Berbicara tumbuh-tumbuhan, tentu tak bisa dilepaskan dengan dunia pertanian. Kini ketika sektor pertanian kurang diminati generasi muda, tampaknya sistem pengetahuan tentang pertanian di masa lalu perlu direvitalisasi. Sebab, orang Bali telah dikenal memiliki pengetahuan yang mumpuni di bidang pertanian. Melalui perayaan Tumpek Uduh inilah masyarakat Bali perlu melakukan perenungan intelektual untuk membangkitkan sektor pertanian.

''Dengan bangkitnya sektor pertanian, diharapkan alam Bali semakin lestari,'' kata agamawan IBG Agastia belum lama ini. Dikatakannya, Tumpek Uduh atau Timpek Wariga amat strategis dijadikan momen untuk melakukan perenungan intelektual tentang masa depan pertanian Bali. Pun, pertanian merupakan puncak peradaban Bali dan Indonesia.
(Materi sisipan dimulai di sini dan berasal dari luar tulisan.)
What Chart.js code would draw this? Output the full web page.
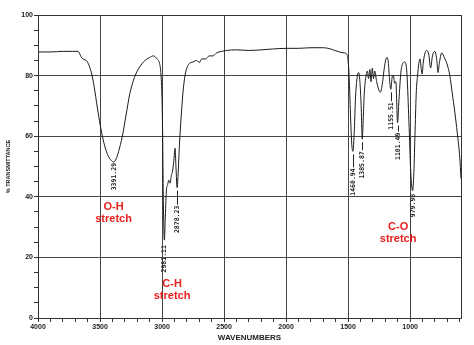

Sementara itu, orang Bali memiliki pemahaman yang baik tentang musim tanam, memiliki manajemen atau pengaturan air yang baik lewat organisasi tradisional bernama subak, memahami tata ruang yang baik, paham tentang kemiringan tanah sehingga dibuat sawah-sawah teras sering. Dengan, dibuat sawah-sawah berundak seperti itu, air tertampung dengan baik, tidak mengalir begitu saja di permukaan tanah.

''Jadi, leluhur orang Bali sesungguhnya telah memiliki pengetahuan yang tinggi di bidang pertanian. Karena itu pengetahuan itu penting direvitalisasi,'' katanya.